━━━━━ Source data

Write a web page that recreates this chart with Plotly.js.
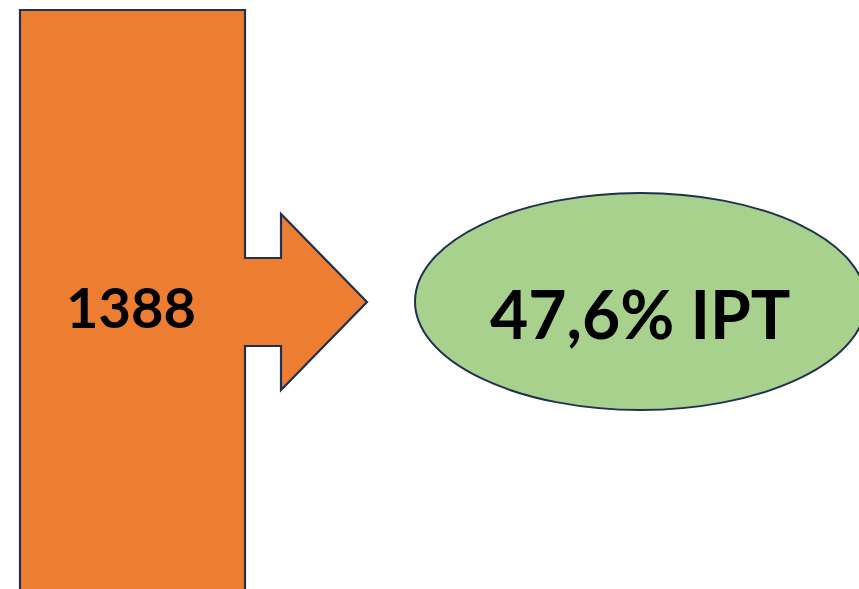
<!DOCTYPE html>
<html>
<head>
<meta charset="utf-8">
<script src="https://cdn.plot.ly/plotly-3.0.1.min.js"></script>
<style>html,body{margin:0;padding:0;background:#fff;}#chart{width:859px;height:589px;}</style>
</head>
<body>
<div id="chart"></div>
<script>
// Data
const countValue = 1388;
const percentValue = 47.6;
const percentSuffix = "% IPT";

// Geometry (diagram layout, pixel-like units)
const W = 859, H = 589;
const stroke = "#1F3050";
const orange = "#ED7D31";
const green = "#A9D18E";

const bar = {x0: 20, x1: 245, y0: 10, y1: 600};
const arrow = {notchX: 281, notchTop: 258, notchBot: 346, headTop: 214, headBot: 390, tipX: 367, tipY: 302};
const ell = {x0: 415, x1: 866, y0: 193, y1: 410};

const path = `M${bar.x0},${bar.y0} L${bar.x1},${bar.y0} L${bar.x1},${arrow.notchTop} L${arrow.notchX},${arrow.notchTop} L${arrow.notchX},${arrow.headTop} L${arrow.tipX},${arrow.tipY} L${arrow.notchX},${arrow.headBot} L${arrow.notchX},${arrow.notchBot} L${bar.x1},${arrow.notchBot} L${bar.x1},${bar.y1} L${bar.x0},${bar.y1} Z`;

const pctText = percentValue.toFixed(1).replace('.', ',') + percentSuffix;

const layout = {
  width: W, height: H,
  margin: {l: 0, r: 0, t: 0, b: 0},
  paper_bgcolor: "#ffffff", plot_bgcolor: "#ffffff",
  showlegend: false,
  xaxis: {range: [0, W], visible: false, fixedrange: true},
  yaxis: {range: [H, 0], visible: false, fixedrange: true},
  shapes: [
    {type: "path", path: path, fillcolor: orange, line: {color: stroke, width: 2.2}, layer: "below"},
    {type: "circle", x0: ell.x0, x1: ell.x1, y0: ell.y0, y1: ell.y1, fillcolor: green, line: {color: stroke, width: 2}, layer: "below"}
  ],
  annotations: [
    {x: 131, y: 306, xref: "x", yref: "y", text: "<b>" + countValue + "</b>", showarrow: false,
     font: {family: "Lato, 'Open Sans', sans-serif", size: 56, color: "#000"}, xanchor: "center", yanchor: "middle"},
    {x: 640, y: 313, xref: "x", yref: "y", text: "<b>" + pctText + "</b>", showarrow: false,
     font: {family: "Lato, 'Open Sans', sans-serif", size: 66, color: "#000"}, xanchor: "center", yanchor: "middle"}
  ]
};

Plotly.newPlot("chart", [{x: [], y: [], type: "scatter", hoverinfo: "skip"}], layout, {staticPlot: true, displayModeBar: false});
</script>
</body>
</html>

━━━━━━━━━━

Produce an exact copy of each line of data, skipping embedded images.

Write a web page that recreates this chart with Plotly.js.
<!DOCTYPE html>
<html>
<head>
<meta charset="utf-8">
<script src="https://cdn.plot.ly/plotly-3.0.1.min.js"></script>
<style>html,body{margin:0;padding:0;background:#fff;}#chart{width:859px;height:589px;}</style>
</head>
<body>
<div id="chart"></div>
<script>
// Data
const countValue = 1388;
const percentValue = 47.6;
const percentSuffix = "% IPT";

// Geometry (diagram layout, pixel-like units)
const W = 859, H = 589;
const stroke = "#1F3050";
const orange = "#ED7D31";
const green = "#A9D18E";

const bar = {x0: 20, x1: 245, y0: 10, y1: 600};
const arrow = {notchX: 281, notchTop: 258, notchBot: 346, headTop: 214, headBot: 390, tipX: 367, tipY: 302};
const ell = {x0: 415, x1: 866, y0: 193, y1: 410};

const path = `M${bar.x0},${bar.y0} L${bar.x1},${bar.y0} L${bar.x1},${arrow.notchTop} L${arrow.notchX},${arrow.notchTop} L${arrow.notchX},${arrow.headTop} L${arrow.tipX},${arrow.tipY} L${arrow.notchX},${arrow.headBot} L${arrow.notchX},${arrow.notchBot} L${bar.x1},${arrow.notchBot} L${bar.x1},${bar.y1} L${bar.x0},${bar.y1} Z`;

const pctText = percentValue.toFixed(1).replace('.', ',') + percentSuffix;

const layout = {
  width: W, height: H,
  margin: {l: 0, r: 0, t: 0, b: 0},
  paper_bgcolor: "#ffffff", plot_bgcolor: "#ffffff",
  showlegend: false,
  xaxis: {range: [0, W], visible: false, fixedrange: true},
  yaxis: {range: [H, 0], visible: false, fixedrange: true},
  shapes: [
    {type: "path", path: path, fillcolor: orange, line: {color: stroke, width: 2.2}, layer: "below"},
    {type: "circle", x0: ell.x0, x1: ell.x1, y0: ell.y0, y1: ell.y1, fillcolor: green, line: {color: stroke, width: 2}, layer: "below"}
  ],
  annotations: [
    {x: 131, y: 306, xref: "x", yref: "y", text: "<b>" + countValue + "</b>", showarrow: false,
     font: {family: "Lato, 'Open Sans', sans-serif", size: 56, color: "#000"}, xanchor: "center", yanchor: "middle"},
    {x: 640, y: 313, xref: "x", yref: "y", text: "<b>" + pctText + "</b>", showarrow: false,
     font: {family: "Lato, 'Open Sans', sans-serif", size: 66, color: "#000"}, xanchor: "center", yanchor: "middle"}
  ]
};

Plotly.newPlot("chart", [{x: [], y: [], type: "scatter", hoverinfo: "skip"}], layout, {staticPlot: true, displayModeBar: false});
</script>
</body>
</html>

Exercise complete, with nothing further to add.